Posso dizer que sou um produto da grande onda de indicações de perfis negros daquela semana afinal, apesar de já produzir conteúdo online há alguns meses, eu saltei de 25 mil seguidores para 150 mil em poucos dias. Não posso reclamar da visibilidade que meu trabalho conquistou nessa situação e não reclamo aqui porque o engajamento diminuiu após algumas semanas, o ponto é notar que o interesse das pessoas pelas pautas raciais foi algo meramente midiático.
Não quero ser injusto com quem ainda mantém interesse nessas discussões e promove esses debates. Temos sim pessoas interessadas, mas a grande maioria dos que continuaram já o fazia antes disso.

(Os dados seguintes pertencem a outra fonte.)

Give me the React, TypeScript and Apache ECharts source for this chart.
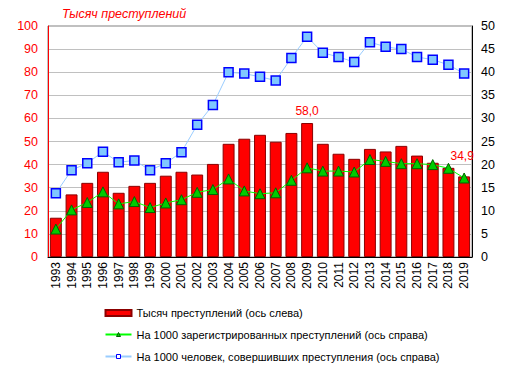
import React, { useEffect, useRef } from "react";
import * as echarts from "echarts";

const years = [
  "1993","1994","1995","1996","1997","1998","1999","2000","2001","2002","2003","2004","2005","2006",
  "2007","2008","2009","2010","2011","2012","2013","2014","2015","2016","2017","2018","2019",
];
const crimesThousands = [
  17.0, 27.1, 32.1, 36.9, 27.8, 30.8, 32.1, 35.2, 36.9, 35.7, 40.3, 49.0, 51.2, 52.9,
  49.9, 53.7, 58.0, 49.0, 44.7, 42.5, 46.8, 45.7, 48.1, 43.9, 40.8, 38.6, 34.9,
];
const per1000Registered = [
  6.05, 10.2, 11.8, 14.1, 11.5, 12.0, 10.7, 11.7, 12.4, 14.0, 14.6, 16.9, 14.3, 13.7,
  13.9, 16.6, 19.3, 18.6, 18.6, 18.4, 21.1, 20.7, 20.2, 20.2, 20.0, 19.2, 17.1,
];
const per1000Persons = [
  13.8, 18.8, 20.3, 22.8, 20.5, 20.9, 18.8, 20.3, 22.7, 28.6, 32.9, 40.0, 39.7, 39.0,
  38.2, 43.1, 47.7, 44.2, 43.3, 42.2, 46.5, 45.5, 45.0, 43.3, 42.7, 41.6, 39.7,
];
const labeledYears = ["2009", "2019"];

const seriesNames = [
  "Тысяч преступлений (ось слева)",
  "На 1000 зарегистрированных преступлений (ось справа)",
  "На 1000 человек, совершивших преступления (ось справа)",
];

const FONT = "Liberation Sans, Arial, sans-serif";

export default function App() {
  const ref = useRef<HTMLDivElement>(null);
  useEffect(() => {
    if (!ref.current) return;
    const chart = echarts.init(ref.current, undefined, { renderer: "svg" });
    const barData = crimesThousands.map((v, i) => {
      const y = years[i];
      if (!labeledYears.includes(y)) return v;
      return {
        value: v,
        label: {
          show: true,
          position: "top",
          color: "#ff0000",
          fontSize: 12,
          fontFamily: FONT,
          distance: y === "2019" ? 14 : 6,
          offset: y === "2019" ? [-2, 0] : [0, 0],
          formatter: (p: any) => p.value.toFixed(1).replace(".", ","),
        },
      };
    });
    const legendBase = {
      orient: "vertical",
      left: 104.5,
      padding: 0,
      itemWidth: 26,
      textStyle: { fontSize: 11, color: "#000", fontFamily: FONT },
      selectedMode: false,
    };
    chart.setOption({
      animation: false,
      textStyle: { fontFamily: FONT },
      graphic: [
        {
          type: "text",
          left: 62,
          top: 7,
          style: {
            text: "Тысяч преступлений",
            fill: "#ff0000",
            font: "italic 12.5px " + FONT,
          },
        },
      ],
      grid: {
        left: 48,
        right: 40,
        top: 26,
        bottom: 117,
        show: true,
        borderColor: "#808080",
        borderWidth: 1,
      },
      legend: [
        { ...legendBase, itemHeight: 6, top: 307.5, data: [{ name: seriesNames[0], icon: "rect" }] },
        {
          ...legendBase,
          itemHeight: 5,
          top: 329,
          itemStyle: { borderWidth: 1 },
          data: [seriesNames[1]],
        },
        {
          ...legendBase,
          itemHeight: 5,
          top: 351,
          itemStyle: { borderWidth: 1, color: "#ffffff" },
          data: [seriesNames[2]],
        },
      ],
      xAxis: {
        type: "category",
        data: years,
        axisLine: { lineStyle: { color: "#000" } },
        axisTick: { show: false },
        axisLabel: {
          rotate: 90,
          interval: 0,
          color: "#000",
          fontSize: 12,
          fontFamily: FONT,
          margin: 5,
        },
      },
      yAxis: [
        {
          type: "value",
          min: 0,
          max: 100,
          interval: 10,
          position: "left",
          axisLine: { show: true, lineStyle: { color: "#ff0000", width: 1 } },
          axisTick: { show: false },
          axisLabel: { color: "#ff0000", fontSize: 12.5, fontFamily: FONT, margin: 10 },
          splitLine: { lineStyle: { color: "#c0c0c0" } },
        },
        {
          type: "value",
          min: 0,
          max: 50,
          interval: 5,
          position: "right",
          axisLine: { show: true, lineStyle: { color: "#000", width: 1 } },
          axisTick: { show: false },
          axisLabel: { color: "#000", fontSize: 12.5, fontFamily: FONT, margin: 9 },
          splitLine: { show: false },
        },
      ],
      series: [
        {
          name: seriesNames[0],
          type: "bar",
          yAxisIndex: 0,
          data: barData,
          barCategoryGap: "24%",
          itemStyle: { color: "#ff0000", borderColor: "#8b0000", borderWidth: 1 },
        },
        {
          name: seriesNames[1],
          type: "line",
          yAxisIndex: 1,
          data: per1000Registered,
          symbol: "triangle",
          symbolSize: 10,
          lineStyle: { color: "#00ff00", width: 1 },
          itemStyle: { color: "#00cc00", borderColor: "#006400", borderWidth: 1 },
        },
        {
          name: seriesNames[2],
          type: "line",
          yAxisIndex: 1,
          data: per1000Persons,
          symbol: "rect",
          symbolSize: 9,
          lineStyle: { color: "#99ccff", width: 1 },
          itemStyle: { color: "#80c8ff", borderColor: "#0000ff", borderWidth: 1.5 },
        },
      ],
    });
    return () => chart.dispose();
  }, []);
  return <div ref={ref} style={{ width: 512, height: 374, margin: -8 }} />;
}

Bruno Gagliasso, por exemplo, já tinha interesse em promover discussões raciais em suas redes muito antes disso tudo acontecer e apenas continuou e ampliou seus trabalhos. Já outros da mesma classe de artistas promoveram uma ou duas ações naquela semana e já voltaram a fazer o que sempre fizeram: nos ignorar.
Existe uma linha muito tênue entre tudo isso que estou falando, muitos podem interpretar de forma totalmente equivocada, como aconteceu há alguns dias quando questionei a diminuição do interesse das pessoas em nós. Algumas pessoas me acusaram de esperar muito de pessoas brancas e me preocupar mais com eles do que com nossas lutas… O que, além de injusto, é simplista.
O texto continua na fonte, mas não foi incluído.